Integrating experimentation and instrumentation in upper-division physics

Abstract

Over the past 20 years there have been limited efforts to improve students’ interest and knowledge of electronics and to offer students experiences to integrate and apply their knowledge of electronics with experimental physics. None of the reform efforts cited in the literature have performed a careful assessment of student learning and attitudes, and most of them report anecdotal success. These programs share several commonalities. They typically have a capstone project experience in which students apply their knowledge and skills in electronics and instrumentation to a particular context. The KSU Physics Department has embarked on an endeavor to improve the PMI (Physical Measurement and Instrumentation) class taken by physics majors. Capstone project experiences for students in PMI will provide them with an opportunity to revisit experiments they completed in previous courses. They then apply the knowledge and skills in electronics and instrumentation learned at the beginning of the PMI course to automate these experiments. The use of LabVIEW and NI ELVIS provides a range of opportunities to students due to their visual interface and easy learning curve. However, they do have some disadvantages such as speed and resolution when compared to more traditional measurements with oscilloscopes. Three specific capstone experiences have been developed in PMI. These include saturated absorption in Rubidium, the Franck-Hertz experiment, and the speed of light measurement. In each case, students first complete the traditional experiments and then use NI ELVIS and LabVIEW to automate these experiments.

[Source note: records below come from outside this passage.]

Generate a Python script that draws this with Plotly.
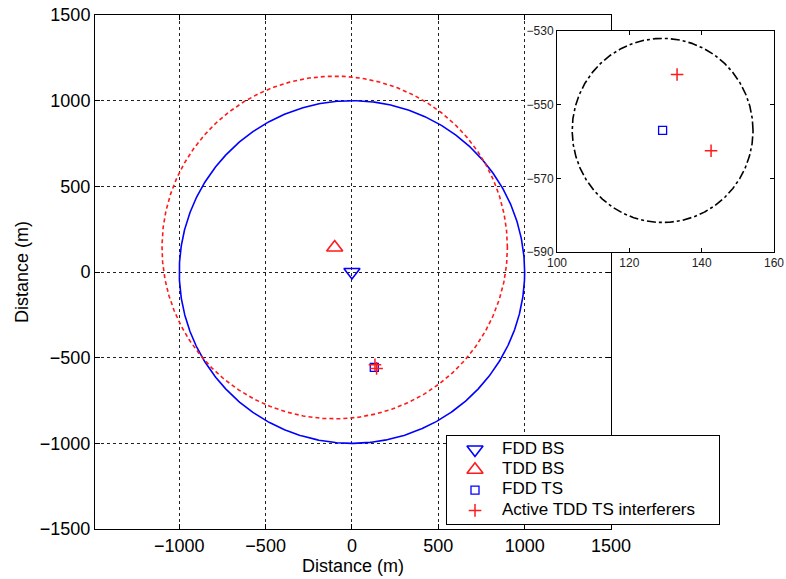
import numpy as np
import plotly.graph_objects as go

# ---- scenario geometry (metres) ----
cell_radius = 1000.0
fdd_bs_x = [0.0]
fdd_bs_y = [0.0]
tdd_bs_x = [-100.0]
tdd_bs_y = [143.0]
fdd_ts_x = [129.2]
fdd_ts_y = [-557.0]
tdd_ts_x = [133.2, 142.6]
tdd_ts_y = [-541.8, -562.5]
protection_radius = 25.0

# axis ticks
main_xticks = [-1000, -500, 0, 500, 1000, 1500]
main_yticks = [-1500, -1000, -500, 0, 500, 1000, 1500]
inset_xticks = [100, 120, 140, 160]
inset_yticks = [-590, -570, -550, -530]

# legend entries
legend_labels = ["FDD BS", "TDD BS", "FDD TS", "Active TDD TS interferers"]

W, H = 786, 579
FONT = "Liberation Sans, Arial, sans-serif"
BLUE = "#0000ff"
RED = "#ff1a1a"

# marker styles shared by the plot and the key
STYLES = [
    dict(symbol="triangle-down-open", size=14, color=BLUE, line=dict(width=1.6, color=BLUE)),
    dict(symbol="triangle-up-open", size=14, color=RED, line=dict(width=1.6, color=RED)),
    dict(symbol="square-open", size=8, color=BLUE, line=dict(width=1.3, color=BLUE)),
    dict(symbol="cross-thin-open", size=9, color=RED, line=dict(width=1.5, color=RED)),
]


def circle(cx, cy, r, n=721):
    t = np.linspace(0, 2 * np.pi, n)
    return cx + r * np.cos(t), cy + r * np.sin(t)


fig = go.Figure()

# coverage areas of the two base stations
bx, by = circle(fdd_bs_x[0], fdd_bs_y[0], cell_radius)
fig.add_trace(go.Scatter(x=bx, y=by, mode="lines", hoverinfo="skip",
                         line=dict(color=BLUE, width=1.6)))
rx, ry = circle(tdd_bs_x[0], tdd_bs_y[0], cell_radius)
fig.add_trace(go.Scatter(x=rx, y=ry, mode="lines", hoverinfo="skip",
                         line=dict(color=RED, width=1.6, dash="4px,3px")))

# stations and terminals
point_sets = [(fdd_bs_x, fdd_bs_y), (tdd_bs_x, tdd_bs_y), (fdd_ts_x, fdd_ts_y),
              (tdd_ts_x, tdd_ts_y)]
for (px, py), label, style in zip(point_sets, legend_labels, STYLES):
    fig.add_trace(go.Scatter(x=px, y=py, mode="markers", name=label, marker=style))

# white backing panel behind the zoomed view
fig.add_trace(go.Scatter(x=[-0.1, 1.1, 1.1, -0.1, -0.1], y=[-0.1, -0.1, 1.1, 1.1, -0.1],
                         xaxis="x2", yaxis="y2", mode="lines", fill="toself",
                         fillcolor="white", line=dict(color="white", width=0),
                         hoverinfo="skip"))

# zoomed view around the FDD terminal
ix, iy = circle(fdd_ts_x[0], fdd_ts_y[0], protection_radius)
fig.add_trace(go.Scatter(x=ix, y=iy, xaxis="x3", yaxis="y3", mode="lines",
                         hoverinfo="skip", line=dict(color="black", width=1.6, dash="dashdot")))
for (px, py), style in zip(point_sets[2:], STYLES[2:]):
    fig.add_trace(go.Scatter(x=px, y=py, xaxis="x3", yaxis="y3", mode="markers",
                             marker=style))

# key box (its own small axes so it sits on top of the grid)
KEY_W, KEY_H = 272, 88
row_y = [13.5 + 20.3 * i for i in range(len(legend_labels))]
fig.add_trace(go.Scatter(x=[0, KEY_W, KEY_W, 0, 0], y=[0, 0, KEY_H, KEY_H, 0],
                         xaxis="x4", yaxis="y4", mode="lines", fill="toself",
                         fillcolor="white", line=dict(color="white", width=0),
                         hoverinfo="skip"))
for ry_, style in zip(row_y, STYLES):
    fig.add_trace(go.Scatter(x=[28], y=[ry_], xaxis="x4", yaxis="y4", mode="markers",
                             marker=style, hoverinfo="skip", cliponaxis=False))
fig.add_trace(go.Scatter(x=[55] * len(legend_labels), y=row_y, xaxis="x4", yaxis="y4",
                         mode="text", text=legend_labels, textposition="middle right",
                         textfont=dict(size=17, family=FONT, color="black"),
                         hoverinfo="skip", cliponaxis=False))

grid = dict(showgrid=True, gridcolor="#222222", gridwidth=1, griddash="3px,3px",
            zeroline=False, showline=True, linecolor="black", linewidth=1,
            mirror="ticks", ticks="inside", ticklen=5, tickcolor="black", automargin=False,
            tickfont=dict(size=18, color="black", family=FONT))

inset = dict(showgrid=False, zeroline=False, showline=True, linecolor="black",
             linewidth=1, mirror="ticks", ticks="inside", ticklen=4, tickcolor="black",
             automargin=False, ticklabeloverflow="allow",
             tickfont=dict(size=12, color="#222222", family=FONT))

key_axis = dict(showgrid=False, zeroline=False, showline=True, linecolor="black",
                linewidth=1, mirror=True, ticks="", showticklabels=False, automargin=False)

fig.update_layout(
    width=W, height=H,
    margin=dict(l=0, r=0, t=0, b=0),
    paper_bgcolor="white", plot_bgcolor="white",
    font=dict(family=FONT, color="black"),
    showlegend=False,
    xaxis=dict(domain=[95 / W, 611 / W], range=[-1488, 1500], tickvals=main_xticks,
               title=dict(text="Distance (m)", font=dict(size=18), standoff=2),
               anchor="y", **grid),
    yaxis=dict(domain=[1 - 529 / H, 1 - 15 / H], range=[-1500, 1500], tickvals=main_yticks,
               title=dict(text="Distance (m)", font=dict(size=18), standoff=6),
               anchor="x", **grid),
    xaxis2=dict(domain=[526 / W, 1.0], range=[0, 1], visible=False, anchor="y2"),
    yaxis2=dict(domain=[1 - 253 / H, 1 - 31 / H], range=[0, 1], visible=False, anchor="x2"),
    xaxis3=dict(domain=[557 / W, 774 / W], range=[100, 160], tickvals=inset_xticks,
                anchor="y3", **inset),
    yaxis3=dict(domain=[1 - 252 / H, 1 - 31 / H], range=[-590, -530], tickvals=inset_yticks,
                anchor="x3", **inset),
    xaxis4=dict(domain=[447 / W, 719 / W], range=[0, KEY_W], anchor="y4", **key_axis),
    yaxis4=dict(domain=[1 - 524 / H, 1 - 436 / H], range=[KEY_H, 0], anchor="x4", **key_axis),
)

fig.write_html("out.html")
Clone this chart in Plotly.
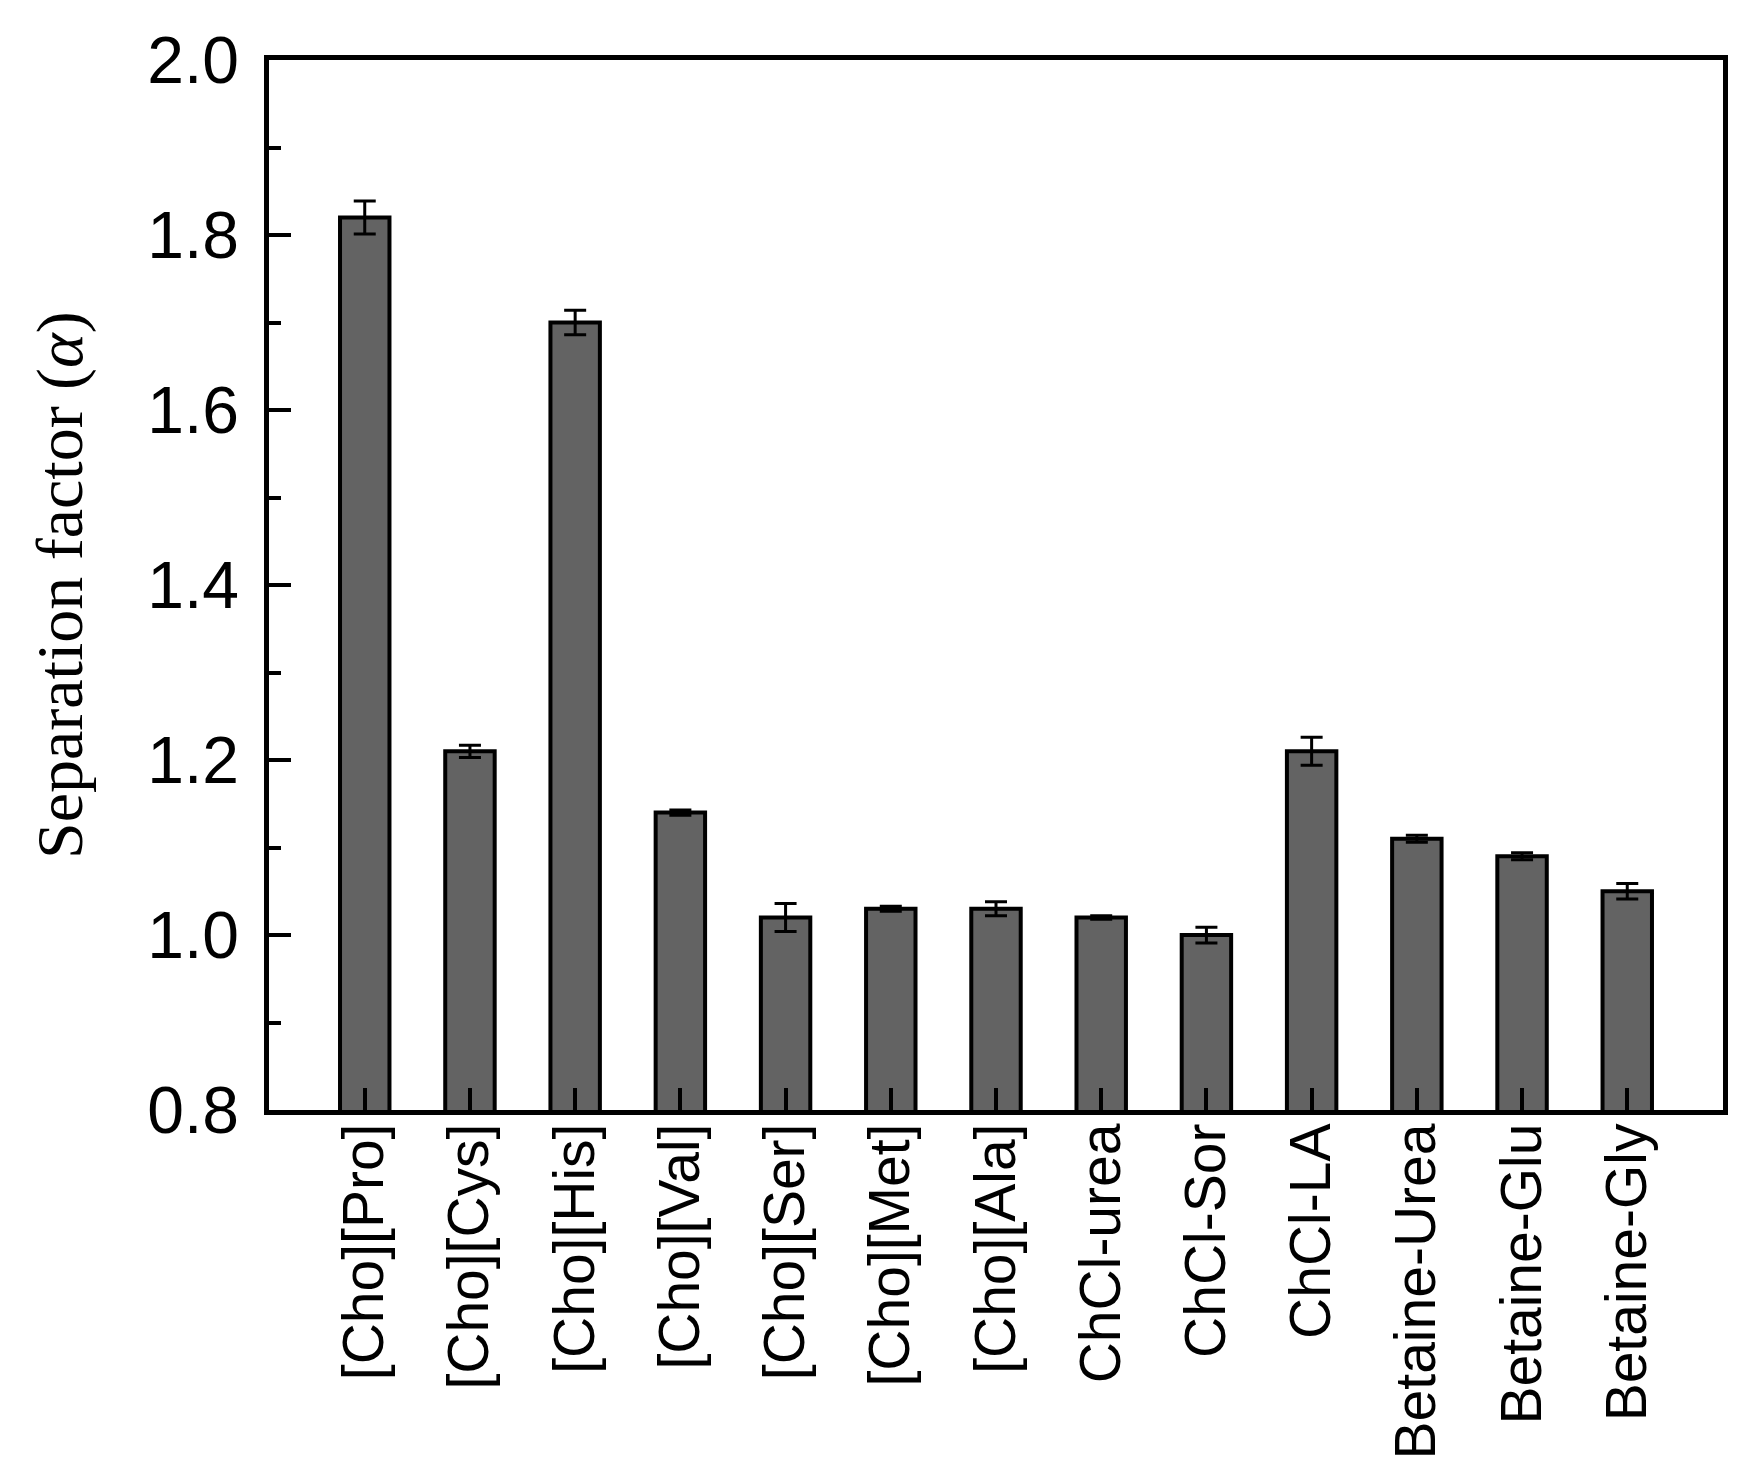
import plotly.graph_objects as go

# separation factor for each ionic liquid / DES, with error bars
solvents = ["[Cho][Pro]", "[Cho][Cys]", "[Cho][His]", "[Cho][Val]", "[Cho][Ser]",
            "[Cho][Met]", "[Cho][Ala]", "ChCl-urea", "ChCl-Sor", "ChCl-LA",
            "Betaine-Urea", "Betaine-Glu", "Betaine-Gly"]
alpha = [1.82, 1.21, 1.70, 1.14, 1.02, 1.03, 1.03, 1.02, 1.00, 1.21, 1.11, 1.09, 1.05]
alpha_err = [0.019, 0.007, 0.014, 0.003, 0.016, 0.003, 0.008, 0.002, 0.009, 0.016, 0.004, 0.004, 0.009]

y_ticks = [0.8, 1.0, 1.2, 1.4, 1.6, 1.8, 2.0]

fig = go.Figure(go.Bar(
    x=solvents, y=alpha,
    width=0.47,
    marker=dict(color="#636363", line=dict(color="black", width=4)),
    error_y=dict(type="data", array=alpha_err, color="black", thickness=3, width=11),
))

fig.update_layout(
    width=1746, height=1472,
    margin=dict(l=261, r=31, t=52, b=370),
    plot_bgcolor="white", paper_bgcolor="white",
    showlegend=False,
    # y title placed by hand, left of the tick labels
    annotations=[dict(
        text="Separation factor (<i>α</i>)",
        textangle=-90,
        xref="paper", yref="paper",
        x=(52 - 261) / 1454, y=0.5,
        xanchor="center", yanchor="middle",
        showarrow=False,
        font=dict(family="Times New Roman, Liberation Serif", size=66, color="black"),
    )],
)

fig.update_xaxes(
    range=[-0.91, 12.91],
    showline=True, linecolor="black", linewidth=4.5, mirror=True,
    ticks="inside", ticklen=22, tickwidth=4, tickcolor="black",
    tickangle=-90, ticklabelstandoff=-14,
    tickfont=dict(family="Arial, Liberation Sans", size=57, color="black"),
    showgrid=False,
)

fig.update_yaxes(
    range=[0.8, 2.0],
    tickvals=y_ticks, tickformat=".1f",
    showline=True, linecolor="black", linewidth=4.5, mirror=True,
    ticks="inside", ticklen=22, tickwidth=4, tickcolor="black",
    ticklabelstandoff=12,
    minor=dict(dtick=0.1, ticks="inside", ticklen=12, tickwidth=4, tickcolor="black"),
    tickfont=dict(family="Arial, Liberation Sans", size=66, color="black"),
    showgrid=False, zeroline=False,
)

fig.write_html("out.html")
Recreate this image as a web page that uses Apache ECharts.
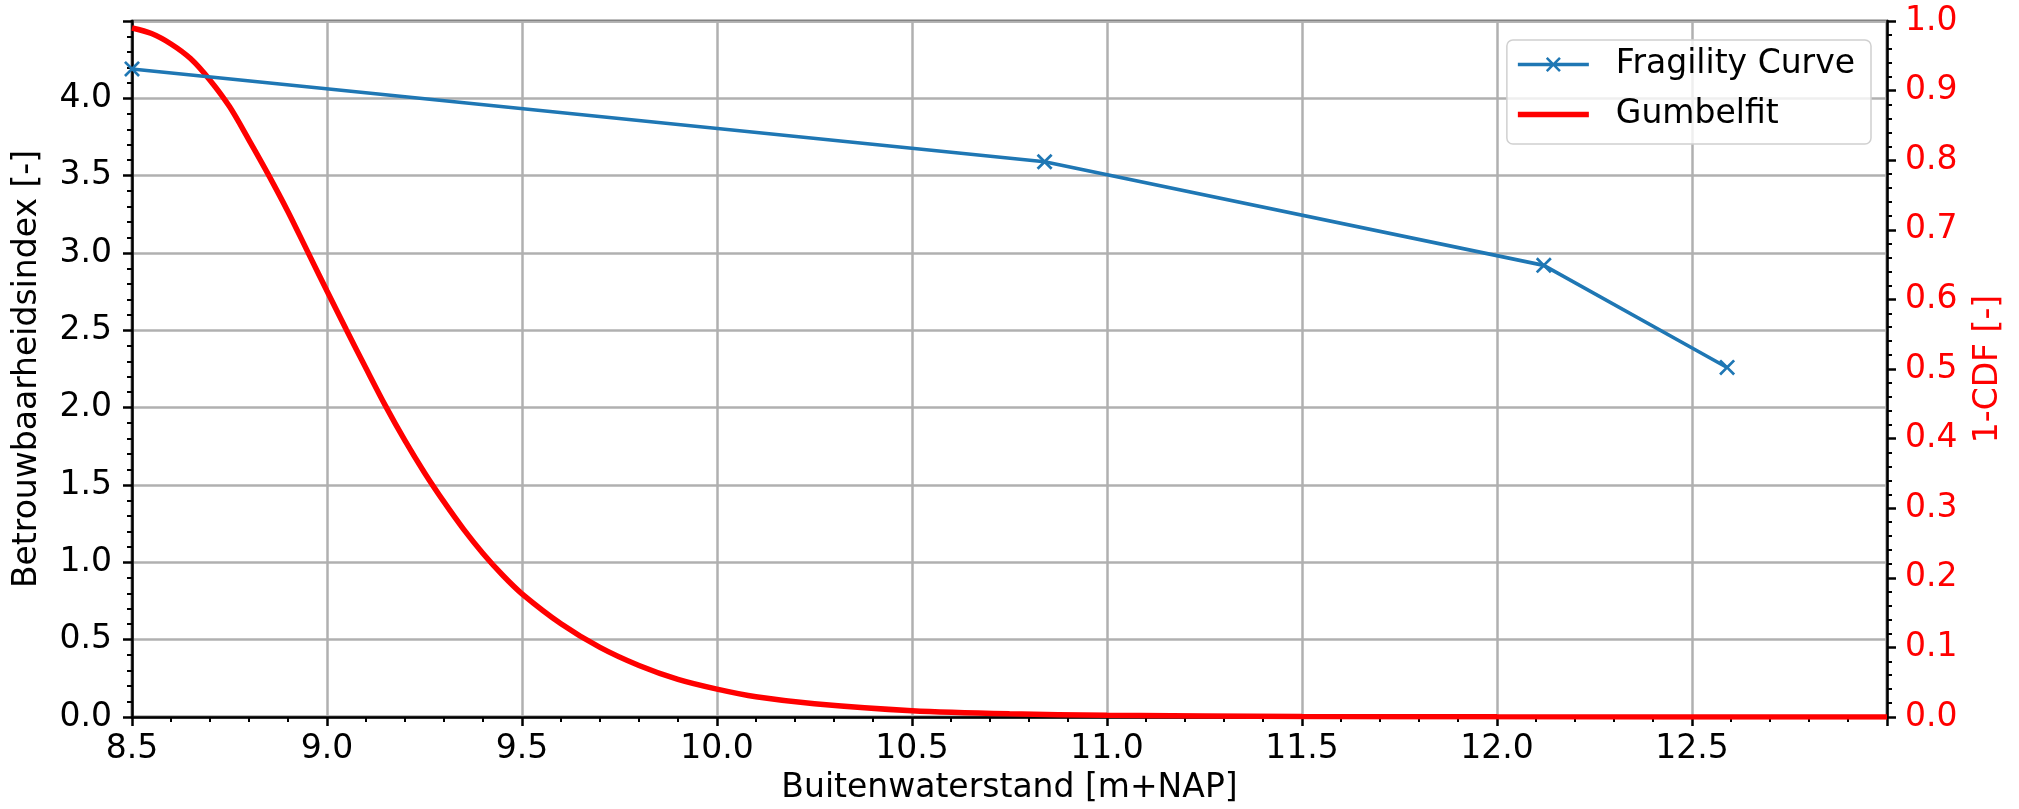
<!DOCTYPE html>
<html>
<head>
<meta charset="utf-8">
<script src="https://cdn.jsdelivr.net/npm/echarts@6/dist/echarts.min.js"></script>
<style>
  html, body { margin: 0; padding: 0; background: #fff; }
  #chart { width: 2019px; height: 809px; }
</style>
</head>
<body>
<div id="chart"></div>
<script>
// fragility curve
var fragX = [8.5, 10.84, 12.12, 12.59];
var fragY = [4.19, 3.59, 2.92, 2.26];

// gumbel fit, 1-CDF
var gumbelX = [8.50, 8.55, 8.60, 8.65, 8.70, 8.75, 8.80, 8.85, 8.90, 8.95,
               9.00, 9.05, 9.10, 9.15, 9.20, 9.25, 9.30, 9.35, 9.40, 9.45,
               9.50, 9.60, 9.70, 9.80, 9.90, 10.00, 10.10, 10.25, 10.50, 10.75,
               11.00, 11.50, 12.00, 13.00];
var gumbelY = [0.990, 0.982, 0.967, 0.946, 0.915, 0.877, 0.829, 0.779, 0.726, 0.669,
               0.612, 0.556, 0.501, 0.447, 0.397, 0.351, 0.309, 0.270, 0.235, 0.204,
               0.177, 0.134, 0.100, 0.074, 0.054, 0.040, 0.029, 0.019, 0.009, 0.0045,
               0.0025, 0.0008, 0.0002, 0.0];

var xMin = 8.5, xMax = 13.0, xStep = 0.5;
var yMin = 0, yMax = 4.5, yStep = 0.5;
var y2Min = 0, y2Max = 1.0, y2Step = 0.1;

var FONT = 'DejaVu Sans';
var FS = 33;

function pairs(xs, ys) {
  return xs.map(function (x, i) { return [x, ys[i]]; });
}

// 'x' marker as a filled path
var xMark = 'path://M0,1.2 L1.2,0 L5,3.8 L8.8,0 L10,1.2 L6.2,5 L10,8.8 L8.8,10 L5,6.2 L1.2,10 L0,8.8 L3.8,5 Z';
// legend handles: line with an x in the middle / plain thick line
var legFrag = 'path://M0,5.7 L71,5.7 L71,9.3 L0,9.3 Z ' +
  'M28,1.8 L29.8,0 L35.5,5.7 L41.2,0 L43,1.8 L37.3,7.5 L43,13.2 L41.2,15 L35.5,9.3 L29.8,15 L28,13.2 L33.7,7.5 Z';
var legGumbel = 'path://M0,0 L71,0 L71,5.5 L0,5.5 Z';

var dom = echarts.init(document.getElementById('chart'));

var option = {
  animation: false,
  backgroundColor: '#fff',
  textStyle: { fontFamily: FONT },
  grid: {
    left: 132, right: 132, top: 21, bottom: 92,
    show: true, borderColor: '#000', borderWidth: 2.5,
    outerBoundsMode: 'none'
  },
  legend: {
    orient: 'vertical',
    right: 148, top: 40,
    padding: [8, 16, 13, 11],
    itemWidth: 71, itemHeight: 33, itemGap: 17,
    symbolKeepAspect: true,
    backgroundColor: 'rgba(255,255,255,0.8)',
    borderColor: '#d0d0d0', borderWidth: 1.5, borderRadius: 6,
    textStyle: { fontFamily: FONT, fontSize: FS, color: '#000', lineHeight: 33, padding: [0, 0, 0, 22] },
    data: [
      { name: 'Fragility Curve', icon: legFrag },
      { name: 'Gumbelfit', icon: legGumbel }
    ]
  },
  xAxis: {
    type: 'value',
    min: xMin, max: xMax, interval: xStep,
    name: 'Buitenwaterstand [m+NAP]',
    nameLocation: 'middle', nameGap: 55,
    nameTextStyle: { fontFamily: FONT, fontSize: FS, color: '#000' },
    axisLine: { show: true, onZero: false, lineStyle: { color: '#000', width: 2.5 } },
    axisTick: { show: true, length: 9, lineStyle: { color: '#000', width: 2.5 } },
    minorTick: { show: true, splitNumber: 5, length: 5, lineStyle: { color: '#000', width: 2 } },
    axisLabel: {
      fontFamily: FONT, fontSize: FS, color: '#000', margin: 16,
      showMaxLabel: false,
      formatter: function (v) { return v.toFixed(1); }
    },
    splitLine: { show: true, lineStyle: { color: '#b0b0b0', width: 2.5 } }
  },
  yAxis: [{
    type: 'value',
    position: 'left',
    min: yMin, max: yMax, interval: yStep,
    name: 'Betrouwbaarheidsindex [-]',
    nameLocation: 'middle', nameGap: 88, nameRotate: 90,
    nameTextStyle: { fontFamily: FONT, fontSize: FS, color: '#000' },
    axisLine: { show: true, lineStyle: { color: '#000', width: 2.5 } },
    axisTick: { show: true, length: 9, lineStyle: { color: '#000', width: 2.5 } },
    minorTick: { show: true, splitNumber: 5, length: 5, lineStyle: { color: '#000', width: 2 } },
    axisLabel: {
      fontFamily: FONT, fontSize: FS, color: '#000', margin: 20,
      showMaxLabel: false,
      formatter: function (v) { return v.toFixed(1); }
    },
    splitLine: { show: true, lineStyle: { color: '#b0b0b0', width: 2.5 } }
  }, {
    type: 'value',
    position: 'right',
    min: y2Min, max: y2Max, interval: y2Step,
    name: '1-CDF [-]',
    nameLocation: 'middle', nameGap: 85, nameRotate: 90,
    nameTextStyle: { fontFamily: FONT, fontSize: FS, color: '#ff0000' },
    axisLine: { show: true, lineStyle: { color: '#000', width: 2.5 } },
    axisTick: { show: true, length: 9, lineStyle: { color: '#000', width: 2.5 } },
    minorTick: { show: true, splitNumber: 5, length: 5, lineStyle: { color: '#000', width: 2 } },
    axisLabel: {
      fontFamily: FONT, fontSize: FS, color: '#ff0000', margin: 18,
      formatter: function (v) { return v.toFixed(1); }
    },
    splitLine: { show: false }
  }],
  series: [{
    name: 'Fragility Curve',
    type: 'line',
    yAxisIndex: 0,
    data: pairs(fragX, fragY),
    symbol: xMark,
    symbolSize: 16,
    showAllSymbol: true,
    itemStyle: { color: '#1f77b4' },
    lineStyle: { color: '#1f77b4', width: 3.6 },
    z: 3
  }, {
    name: 'Gumbelfit',
    type: 'line',
    yAxisIndex: 1,
    data: pairs(gumbelX, gumbelY),
    symbol: 'none',
    smooth: 0.3,
    itemStyle: { color: '#ff0000' },
    lineStyle: { color: '#ff0000', width: 5.5 },
    z: 2
  }]
};

dom.setOption(option);
</script>
</body>
</html>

Students are provided minimal explicit guidance in completing the capstone projects. These include one-page handouts describing the goals, basic procedures and questions that students have to answer for themselves. Comparing data from traditional experiments and those from automated using LabVIEW and NI ELVIS provides a context in which to discuss the trade-offs between the traditional and automated experiments. Future efforts include the development of more experiments as well as careful assessment of student learning and attitudes as a result of the capstone experiences in the PMI class. This project can potentially inform similar efforts at other institutions in the future.